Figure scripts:
────────────────────

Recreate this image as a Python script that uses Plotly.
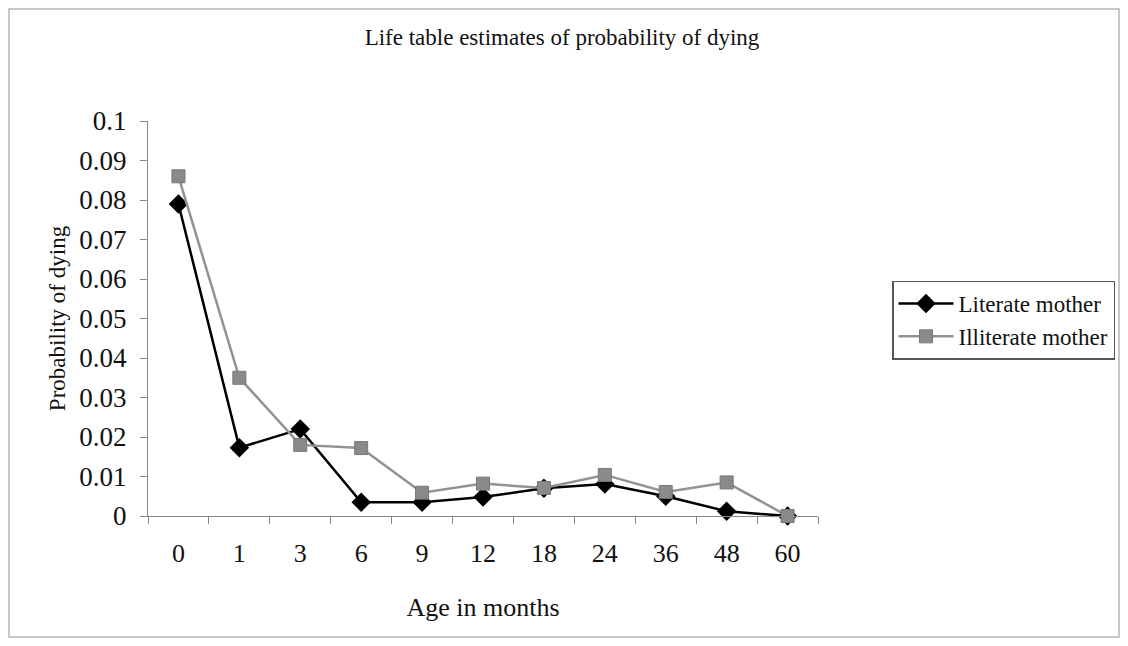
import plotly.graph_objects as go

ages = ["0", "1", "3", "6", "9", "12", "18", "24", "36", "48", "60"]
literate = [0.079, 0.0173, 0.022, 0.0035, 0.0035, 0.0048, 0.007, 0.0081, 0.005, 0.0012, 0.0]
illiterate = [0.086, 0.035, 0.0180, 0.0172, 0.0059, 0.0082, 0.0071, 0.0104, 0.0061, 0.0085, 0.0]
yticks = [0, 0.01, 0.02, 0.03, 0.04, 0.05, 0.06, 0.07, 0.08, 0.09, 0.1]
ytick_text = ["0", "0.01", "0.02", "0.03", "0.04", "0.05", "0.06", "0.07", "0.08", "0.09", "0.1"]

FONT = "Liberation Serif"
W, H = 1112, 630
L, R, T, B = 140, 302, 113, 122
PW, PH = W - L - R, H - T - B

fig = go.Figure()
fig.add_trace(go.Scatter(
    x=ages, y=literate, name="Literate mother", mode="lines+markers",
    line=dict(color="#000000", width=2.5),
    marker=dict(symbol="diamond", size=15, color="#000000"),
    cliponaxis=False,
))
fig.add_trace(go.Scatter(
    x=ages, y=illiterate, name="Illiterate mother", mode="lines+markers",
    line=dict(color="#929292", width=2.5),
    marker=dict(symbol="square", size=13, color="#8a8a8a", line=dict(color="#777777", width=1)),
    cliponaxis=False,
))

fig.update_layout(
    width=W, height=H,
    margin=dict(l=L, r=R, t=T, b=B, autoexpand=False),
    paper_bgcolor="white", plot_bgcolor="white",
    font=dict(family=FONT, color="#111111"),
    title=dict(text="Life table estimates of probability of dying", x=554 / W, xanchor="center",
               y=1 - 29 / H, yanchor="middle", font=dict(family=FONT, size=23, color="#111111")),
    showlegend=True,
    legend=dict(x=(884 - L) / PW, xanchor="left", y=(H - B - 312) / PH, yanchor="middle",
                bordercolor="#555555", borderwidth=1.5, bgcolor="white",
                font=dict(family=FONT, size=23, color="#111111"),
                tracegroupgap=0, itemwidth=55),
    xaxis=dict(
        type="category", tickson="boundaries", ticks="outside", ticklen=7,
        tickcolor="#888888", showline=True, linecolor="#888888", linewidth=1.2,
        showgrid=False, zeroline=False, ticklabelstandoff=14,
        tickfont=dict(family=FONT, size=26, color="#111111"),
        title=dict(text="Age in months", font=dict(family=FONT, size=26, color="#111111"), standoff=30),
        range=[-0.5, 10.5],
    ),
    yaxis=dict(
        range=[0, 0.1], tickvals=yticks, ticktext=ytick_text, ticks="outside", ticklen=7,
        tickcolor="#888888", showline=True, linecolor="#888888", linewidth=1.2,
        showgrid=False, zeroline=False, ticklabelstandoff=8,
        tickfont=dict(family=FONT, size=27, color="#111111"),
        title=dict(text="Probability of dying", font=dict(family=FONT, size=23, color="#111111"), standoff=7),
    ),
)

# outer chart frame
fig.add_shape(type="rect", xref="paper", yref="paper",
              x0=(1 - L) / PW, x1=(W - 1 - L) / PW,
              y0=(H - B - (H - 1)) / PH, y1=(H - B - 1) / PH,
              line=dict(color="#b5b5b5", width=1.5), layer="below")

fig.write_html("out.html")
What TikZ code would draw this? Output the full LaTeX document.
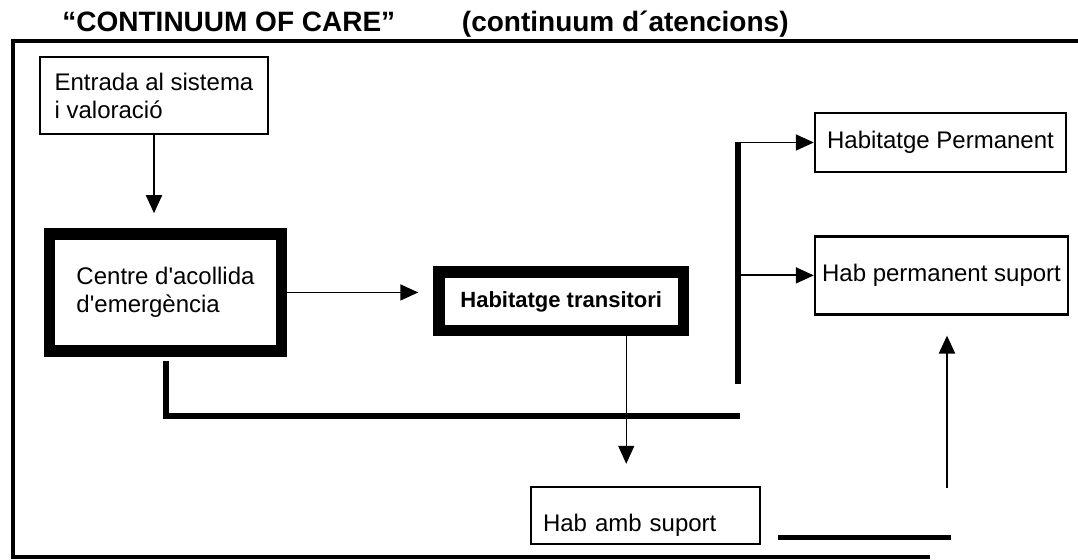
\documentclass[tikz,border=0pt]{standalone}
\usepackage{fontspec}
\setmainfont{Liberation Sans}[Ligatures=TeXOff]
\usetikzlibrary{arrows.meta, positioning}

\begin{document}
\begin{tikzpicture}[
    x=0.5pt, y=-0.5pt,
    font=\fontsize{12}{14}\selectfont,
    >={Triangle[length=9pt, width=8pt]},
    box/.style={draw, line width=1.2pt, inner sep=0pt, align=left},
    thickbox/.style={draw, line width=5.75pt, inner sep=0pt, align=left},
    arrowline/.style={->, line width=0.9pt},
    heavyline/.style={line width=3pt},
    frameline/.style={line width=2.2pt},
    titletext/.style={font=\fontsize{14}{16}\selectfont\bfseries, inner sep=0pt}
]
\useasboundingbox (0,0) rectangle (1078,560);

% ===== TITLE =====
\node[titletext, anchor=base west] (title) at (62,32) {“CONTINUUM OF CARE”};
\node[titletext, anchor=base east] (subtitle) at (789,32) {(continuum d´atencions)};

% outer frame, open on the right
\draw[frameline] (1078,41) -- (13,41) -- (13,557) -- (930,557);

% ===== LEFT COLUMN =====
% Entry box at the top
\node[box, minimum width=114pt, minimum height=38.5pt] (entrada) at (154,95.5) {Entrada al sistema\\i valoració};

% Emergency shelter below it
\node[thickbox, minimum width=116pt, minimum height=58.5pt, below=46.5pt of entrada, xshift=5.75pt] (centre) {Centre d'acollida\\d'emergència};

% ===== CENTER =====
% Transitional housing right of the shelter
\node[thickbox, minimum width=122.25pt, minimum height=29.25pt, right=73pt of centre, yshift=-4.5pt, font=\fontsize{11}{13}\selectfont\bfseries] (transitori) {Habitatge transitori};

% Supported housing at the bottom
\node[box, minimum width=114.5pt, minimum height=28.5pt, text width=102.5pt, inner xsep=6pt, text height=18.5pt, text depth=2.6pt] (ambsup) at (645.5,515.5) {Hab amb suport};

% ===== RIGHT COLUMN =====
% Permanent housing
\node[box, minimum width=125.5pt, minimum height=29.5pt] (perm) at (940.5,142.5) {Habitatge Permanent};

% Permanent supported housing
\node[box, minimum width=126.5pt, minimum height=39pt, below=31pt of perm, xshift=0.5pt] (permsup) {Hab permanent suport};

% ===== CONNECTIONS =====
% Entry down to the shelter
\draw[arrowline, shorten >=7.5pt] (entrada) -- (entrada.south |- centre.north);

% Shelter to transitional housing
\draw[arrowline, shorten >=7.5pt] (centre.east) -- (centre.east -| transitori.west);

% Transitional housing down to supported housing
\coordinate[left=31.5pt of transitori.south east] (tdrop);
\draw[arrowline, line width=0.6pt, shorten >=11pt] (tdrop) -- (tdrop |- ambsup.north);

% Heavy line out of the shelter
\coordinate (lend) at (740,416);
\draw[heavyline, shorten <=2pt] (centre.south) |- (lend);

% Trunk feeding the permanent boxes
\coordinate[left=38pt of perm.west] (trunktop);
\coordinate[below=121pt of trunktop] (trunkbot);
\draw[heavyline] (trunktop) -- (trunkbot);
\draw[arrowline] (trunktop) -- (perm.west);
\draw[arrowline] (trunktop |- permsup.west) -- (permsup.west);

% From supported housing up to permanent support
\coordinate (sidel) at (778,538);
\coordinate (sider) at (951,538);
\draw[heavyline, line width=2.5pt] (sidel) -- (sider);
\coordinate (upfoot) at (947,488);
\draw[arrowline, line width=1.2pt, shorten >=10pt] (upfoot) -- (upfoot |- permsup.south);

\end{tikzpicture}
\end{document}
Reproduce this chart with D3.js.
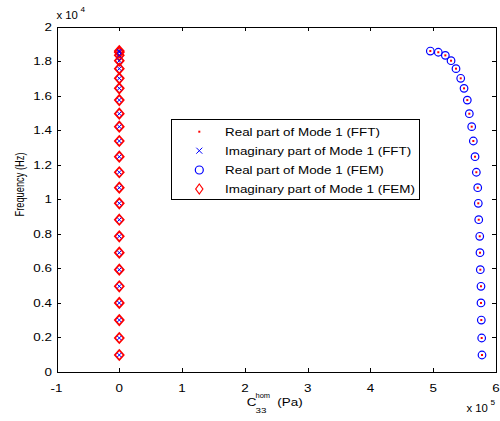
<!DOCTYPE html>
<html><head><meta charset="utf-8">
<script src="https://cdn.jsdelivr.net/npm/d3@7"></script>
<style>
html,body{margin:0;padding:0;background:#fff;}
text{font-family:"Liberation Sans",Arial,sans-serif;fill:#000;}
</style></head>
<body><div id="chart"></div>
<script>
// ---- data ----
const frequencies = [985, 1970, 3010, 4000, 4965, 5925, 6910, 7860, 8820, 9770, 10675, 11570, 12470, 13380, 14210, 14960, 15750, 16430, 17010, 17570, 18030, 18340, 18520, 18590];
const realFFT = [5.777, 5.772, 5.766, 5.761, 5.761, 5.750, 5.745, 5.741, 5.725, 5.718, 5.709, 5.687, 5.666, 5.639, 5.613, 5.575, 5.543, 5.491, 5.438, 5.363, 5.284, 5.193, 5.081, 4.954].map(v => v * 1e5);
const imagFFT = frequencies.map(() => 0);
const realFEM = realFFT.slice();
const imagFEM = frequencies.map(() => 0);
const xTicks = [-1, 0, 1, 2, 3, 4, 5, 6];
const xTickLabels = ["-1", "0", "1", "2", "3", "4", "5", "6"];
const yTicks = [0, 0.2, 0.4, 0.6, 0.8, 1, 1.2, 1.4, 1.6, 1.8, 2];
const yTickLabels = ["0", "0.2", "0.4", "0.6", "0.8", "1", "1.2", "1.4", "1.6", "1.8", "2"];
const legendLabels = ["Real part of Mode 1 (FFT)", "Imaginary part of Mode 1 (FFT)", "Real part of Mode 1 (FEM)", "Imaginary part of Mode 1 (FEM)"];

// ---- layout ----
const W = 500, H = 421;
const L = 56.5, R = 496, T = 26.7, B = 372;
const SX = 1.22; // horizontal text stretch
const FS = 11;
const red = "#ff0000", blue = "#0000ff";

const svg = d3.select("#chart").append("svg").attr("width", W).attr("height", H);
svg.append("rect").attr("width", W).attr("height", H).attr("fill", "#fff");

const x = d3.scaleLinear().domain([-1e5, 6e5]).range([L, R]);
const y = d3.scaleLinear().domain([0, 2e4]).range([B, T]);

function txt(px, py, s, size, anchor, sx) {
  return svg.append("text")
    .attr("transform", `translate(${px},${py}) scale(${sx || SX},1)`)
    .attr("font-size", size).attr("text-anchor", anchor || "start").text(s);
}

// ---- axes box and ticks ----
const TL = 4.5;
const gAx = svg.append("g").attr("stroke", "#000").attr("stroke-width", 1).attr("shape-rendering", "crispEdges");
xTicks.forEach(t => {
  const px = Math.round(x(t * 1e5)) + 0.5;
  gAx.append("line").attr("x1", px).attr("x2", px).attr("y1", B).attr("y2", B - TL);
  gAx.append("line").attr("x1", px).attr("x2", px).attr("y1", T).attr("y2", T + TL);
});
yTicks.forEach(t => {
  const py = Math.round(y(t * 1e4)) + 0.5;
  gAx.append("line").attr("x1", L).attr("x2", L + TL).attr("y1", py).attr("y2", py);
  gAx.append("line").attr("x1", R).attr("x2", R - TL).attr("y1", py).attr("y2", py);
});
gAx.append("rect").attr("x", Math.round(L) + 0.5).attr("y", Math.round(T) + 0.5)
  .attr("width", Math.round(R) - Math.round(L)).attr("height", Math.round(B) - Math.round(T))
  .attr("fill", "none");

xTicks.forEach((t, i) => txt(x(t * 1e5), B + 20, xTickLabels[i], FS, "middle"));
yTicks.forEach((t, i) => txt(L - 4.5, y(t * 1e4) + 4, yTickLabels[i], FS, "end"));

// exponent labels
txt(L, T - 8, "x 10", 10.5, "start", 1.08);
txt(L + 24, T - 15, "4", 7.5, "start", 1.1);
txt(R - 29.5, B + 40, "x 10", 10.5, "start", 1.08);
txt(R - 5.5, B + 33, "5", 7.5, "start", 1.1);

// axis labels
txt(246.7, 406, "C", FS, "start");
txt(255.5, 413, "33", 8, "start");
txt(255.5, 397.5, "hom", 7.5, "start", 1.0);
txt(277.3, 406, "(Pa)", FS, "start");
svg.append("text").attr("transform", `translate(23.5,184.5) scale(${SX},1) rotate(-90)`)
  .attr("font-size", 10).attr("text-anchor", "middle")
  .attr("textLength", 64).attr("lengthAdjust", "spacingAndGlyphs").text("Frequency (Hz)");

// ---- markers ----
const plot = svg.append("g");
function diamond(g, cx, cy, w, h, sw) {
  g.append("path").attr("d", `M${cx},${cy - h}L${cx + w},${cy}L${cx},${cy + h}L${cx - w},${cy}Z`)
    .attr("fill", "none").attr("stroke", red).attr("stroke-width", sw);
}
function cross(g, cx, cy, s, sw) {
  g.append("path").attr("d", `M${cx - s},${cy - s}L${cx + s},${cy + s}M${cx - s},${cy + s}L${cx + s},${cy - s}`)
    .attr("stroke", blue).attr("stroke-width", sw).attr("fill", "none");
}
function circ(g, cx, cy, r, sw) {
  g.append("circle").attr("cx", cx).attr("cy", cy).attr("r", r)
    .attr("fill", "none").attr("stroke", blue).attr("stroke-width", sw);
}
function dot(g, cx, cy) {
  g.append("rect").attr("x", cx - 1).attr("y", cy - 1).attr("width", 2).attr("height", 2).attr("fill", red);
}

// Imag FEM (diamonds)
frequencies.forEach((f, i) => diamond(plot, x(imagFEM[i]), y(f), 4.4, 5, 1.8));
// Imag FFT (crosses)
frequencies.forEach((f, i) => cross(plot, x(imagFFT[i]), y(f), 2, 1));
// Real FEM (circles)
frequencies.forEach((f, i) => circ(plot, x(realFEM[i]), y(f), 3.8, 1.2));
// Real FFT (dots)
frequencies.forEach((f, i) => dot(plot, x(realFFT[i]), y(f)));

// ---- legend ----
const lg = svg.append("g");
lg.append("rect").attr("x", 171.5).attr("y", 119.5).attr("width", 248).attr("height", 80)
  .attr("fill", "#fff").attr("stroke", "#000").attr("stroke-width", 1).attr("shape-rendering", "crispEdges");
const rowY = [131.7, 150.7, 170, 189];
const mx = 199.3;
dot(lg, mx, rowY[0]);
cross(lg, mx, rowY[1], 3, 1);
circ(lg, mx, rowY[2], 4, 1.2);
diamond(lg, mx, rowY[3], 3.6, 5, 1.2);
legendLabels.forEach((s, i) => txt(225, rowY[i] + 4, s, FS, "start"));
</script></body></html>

────────────────────

Stated exercise: The lines from the start of the data through the line that contains "PW, PH = W - L - R, H - T - B" are to be returned exactly, please, with both ends included and every picture left out.

Output for this exercise:
Recreate this image as a Python script that uses Plotly.
import plotly.graph_objects as go

ages = ["0", "1", "3", "6", "9", "12", "18", "24", "36", "48", "60"]
literate = [0.079, 0.0173, 0.022, 0.0035, 0.0035, 0.0048, 0.007, 0.0081, 0.005, 0.0012, 0.0]
illiterate = [0.086, 0.035, 0.0180, 0.0172, 0.0059, 0.0082, 0.0071, 0.0104, 0.0061, 0.0085, 0.0]
yticks = [0, 0.01, 0.02, 0.03, 0.04, 0.05, 0.06, 0.07, 0.08, 0.09, 0.1]
ytick_text = ["0", "0.01", "0.02", "0.03", "0.04", "0.05", "0.06", "0.07", "0.08", "0.09", "0.1"]

FONT = "Liberation Serif"
W, H = 1112, 630
L, R, T, B = 140, 302, 113, 122
PW, PH = W - L - R, H - T - B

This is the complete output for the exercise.